■ **What you should do**:
Scan the entries below. List each line with "Output".

■ **Rows**:
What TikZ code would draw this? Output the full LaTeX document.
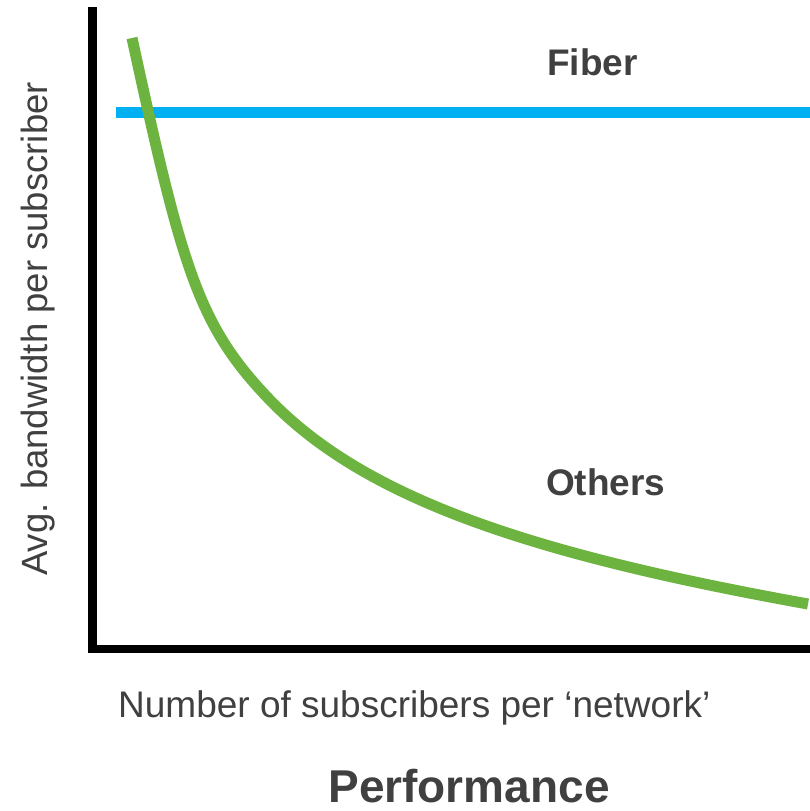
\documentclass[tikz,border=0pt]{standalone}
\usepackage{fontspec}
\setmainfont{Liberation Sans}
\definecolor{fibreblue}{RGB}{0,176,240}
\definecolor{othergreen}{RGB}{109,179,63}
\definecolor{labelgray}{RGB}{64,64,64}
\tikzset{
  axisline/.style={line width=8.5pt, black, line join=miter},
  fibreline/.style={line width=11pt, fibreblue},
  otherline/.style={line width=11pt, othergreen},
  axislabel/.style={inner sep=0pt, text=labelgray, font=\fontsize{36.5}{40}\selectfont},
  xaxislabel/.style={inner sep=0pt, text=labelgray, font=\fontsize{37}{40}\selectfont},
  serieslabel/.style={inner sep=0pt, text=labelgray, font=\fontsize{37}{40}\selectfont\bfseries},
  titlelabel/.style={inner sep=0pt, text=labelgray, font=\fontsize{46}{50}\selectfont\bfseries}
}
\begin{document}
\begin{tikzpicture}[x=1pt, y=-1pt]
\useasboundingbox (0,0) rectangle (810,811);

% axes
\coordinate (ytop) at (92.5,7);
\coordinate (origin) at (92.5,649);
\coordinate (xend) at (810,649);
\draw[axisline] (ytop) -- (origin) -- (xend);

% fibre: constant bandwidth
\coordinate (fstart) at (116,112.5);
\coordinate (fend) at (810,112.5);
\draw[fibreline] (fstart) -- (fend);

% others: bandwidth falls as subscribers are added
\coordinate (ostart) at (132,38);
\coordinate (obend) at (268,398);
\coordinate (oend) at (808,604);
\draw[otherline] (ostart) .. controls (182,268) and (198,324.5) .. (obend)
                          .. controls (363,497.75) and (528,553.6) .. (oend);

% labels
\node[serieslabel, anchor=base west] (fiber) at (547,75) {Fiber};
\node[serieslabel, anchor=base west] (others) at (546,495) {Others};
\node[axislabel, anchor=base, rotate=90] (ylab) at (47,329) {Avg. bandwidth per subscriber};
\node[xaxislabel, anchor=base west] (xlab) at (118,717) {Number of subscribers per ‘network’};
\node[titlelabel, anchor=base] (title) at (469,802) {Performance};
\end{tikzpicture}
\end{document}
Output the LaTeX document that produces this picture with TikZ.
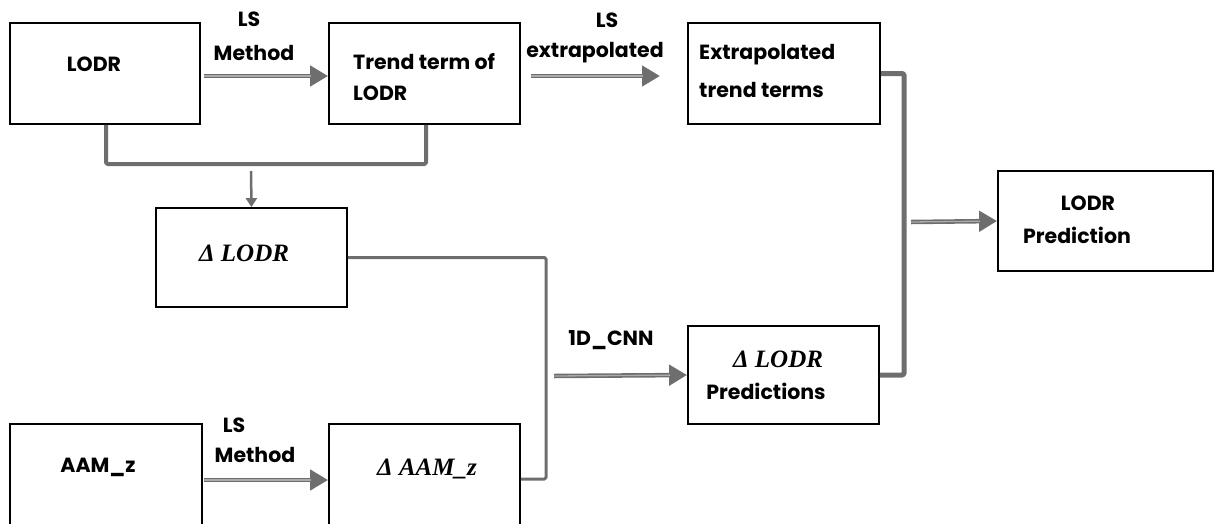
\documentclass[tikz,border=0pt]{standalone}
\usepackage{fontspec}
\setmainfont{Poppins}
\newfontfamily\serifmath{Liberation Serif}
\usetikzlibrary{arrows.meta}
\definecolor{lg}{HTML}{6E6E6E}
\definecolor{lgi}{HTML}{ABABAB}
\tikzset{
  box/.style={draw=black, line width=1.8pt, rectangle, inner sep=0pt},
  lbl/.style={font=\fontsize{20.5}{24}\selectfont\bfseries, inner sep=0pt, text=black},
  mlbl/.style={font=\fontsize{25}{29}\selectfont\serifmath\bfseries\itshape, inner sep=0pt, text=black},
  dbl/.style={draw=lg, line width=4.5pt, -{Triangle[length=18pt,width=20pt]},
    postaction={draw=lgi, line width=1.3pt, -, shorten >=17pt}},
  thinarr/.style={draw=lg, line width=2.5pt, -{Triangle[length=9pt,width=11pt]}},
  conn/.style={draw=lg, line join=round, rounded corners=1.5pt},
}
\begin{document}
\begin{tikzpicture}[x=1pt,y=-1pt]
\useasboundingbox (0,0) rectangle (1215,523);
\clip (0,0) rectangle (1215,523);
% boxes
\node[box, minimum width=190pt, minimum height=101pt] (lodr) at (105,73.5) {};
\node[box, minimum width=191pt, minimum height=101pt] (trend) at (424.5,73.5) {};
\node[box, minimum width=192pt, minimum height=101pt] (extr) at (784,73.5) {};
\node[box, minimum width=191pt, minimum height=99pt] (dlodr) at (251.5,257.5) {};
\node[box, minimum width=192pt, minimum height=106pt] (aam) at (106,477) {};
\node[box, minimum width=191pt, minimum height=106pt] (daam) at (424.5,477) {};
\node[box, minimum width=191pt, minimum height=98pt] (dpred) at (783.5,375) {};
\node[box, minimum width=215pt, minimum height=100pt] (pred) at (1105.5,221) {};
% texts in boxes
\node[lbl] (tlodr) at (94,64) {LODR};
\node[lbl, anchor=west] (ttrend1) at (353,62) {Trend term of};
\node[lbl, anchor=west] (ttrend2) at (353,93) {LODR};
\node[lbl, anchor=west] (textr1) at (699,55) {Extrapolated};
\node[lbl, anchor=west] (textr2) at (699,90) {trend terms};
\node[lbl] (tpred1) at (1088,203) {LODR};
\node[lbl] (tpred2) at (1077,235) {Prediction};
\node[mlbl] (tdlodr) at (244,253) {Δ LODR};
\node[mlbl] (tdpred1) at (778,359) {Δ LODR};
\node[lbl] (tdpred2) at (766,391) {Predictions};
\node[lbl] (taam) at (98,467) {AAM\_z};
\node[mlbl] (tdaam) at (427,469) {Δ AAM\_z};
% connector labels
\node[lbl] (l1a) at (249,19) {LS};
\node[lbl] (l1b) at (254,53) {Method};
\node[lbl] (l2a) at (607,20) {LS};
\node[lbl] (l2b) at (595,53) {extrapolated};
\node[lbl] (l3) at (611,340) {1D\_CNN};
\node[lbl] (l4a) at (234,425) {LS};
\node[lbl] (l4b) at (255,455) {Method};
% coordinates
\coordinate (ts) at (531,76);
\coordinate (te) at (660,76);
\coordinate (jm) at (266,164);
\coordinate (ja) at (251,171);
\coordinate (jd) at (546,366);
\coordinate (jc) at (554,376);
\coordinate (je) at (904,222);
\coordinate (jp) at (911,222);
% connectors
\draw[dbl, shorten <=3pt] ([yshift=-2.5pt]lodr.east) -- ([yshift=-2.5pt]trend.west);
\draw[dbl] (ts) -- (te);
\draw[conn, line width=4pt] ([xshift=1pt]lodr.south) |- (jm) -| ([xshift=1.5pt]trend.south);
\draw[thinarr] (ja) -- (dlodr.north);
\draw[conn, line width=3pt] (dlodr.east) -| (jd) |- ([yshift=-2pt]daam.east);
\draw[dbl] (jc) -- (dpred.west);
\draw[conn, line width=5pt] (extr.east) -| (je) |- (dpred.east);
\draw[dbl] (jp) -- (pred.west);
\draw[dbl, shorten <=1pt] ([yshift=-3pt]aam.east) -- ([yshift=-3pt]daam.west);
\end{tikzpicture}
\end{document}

■ **Problem solution**:
What TikZ code would draw this? Output the full LaTeX document.
Output the LaTeX document that produces this picture with TikZ.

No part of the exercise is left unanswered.